What’s a typical week like for you?
SV: For me, a typical week is spending half of my time filming for professional studios and the other half filming for my own platforms. In between, I’ll do SextPanther, which is call and texting with fans. A lot of my attention and care is split between my fan platform and the passion I have filming for other studios. That’s why it’s so important that I still have access to filming at my house and meeting with other tested talent that I trust and creating our own content. These elements are very important to us. I’m hoping Assembly Person Garcia would be willing to have a conversation with our representatives at APAG [Adult Performers Actors Guild] and FSC [Free Speech Coalition] about any grey area, but what we’re doing now is getting signatures on this petition and sharing it with as many people as possible. One of the best parts about the petition is that you don’t have to live in the state of California to sign it. So anyone who’s a fan, an ally, a supporter or an admirer of anyone in our industry; whether it’s in front of or behind the camera, we need your help to sign the petition and spread the word on social media.
What do you enjoy most about what you do?
SV: I love filming and enjoy being on set, whether it’s for myself or another studio. I also enjoy the freedom of being able to create content at my fingertips. If I have a day off and suddenly decide I want to shoot something, I don’t have to make sure I have a license or am up to date on a class beforehand. The fact that I can be creative and make a living and that other people value and appreciate my work is really important to me.
What message would you like readers to take away from this interview?
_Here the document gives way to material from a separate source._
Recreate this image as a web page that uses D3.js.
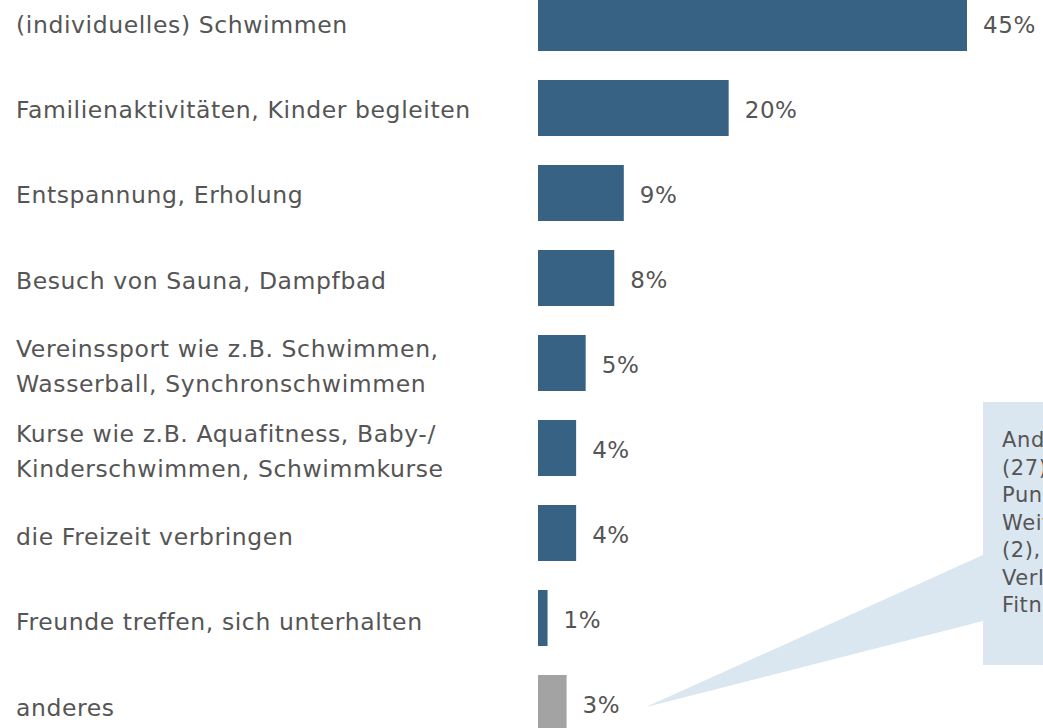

SV: My message is for people to take the time to read the bill and think about all of the elements that are affected by it. Then ask yourself it it’s really beneficial or if it’s overkill. Educate yourself about the industry side, where we have platforms like testing facilities, Free Speech Coalition, and the Adult Performers Actors Guild already in place protecting us. These are industry leaders who know the business inside and out. Everything we do is already regulated. If you look at this bill, it’s blatant discrimination, criminalization and harassment of legal sex workers who are both taxpayers and people. What we’re asking is for the state to have a little trust and compassion.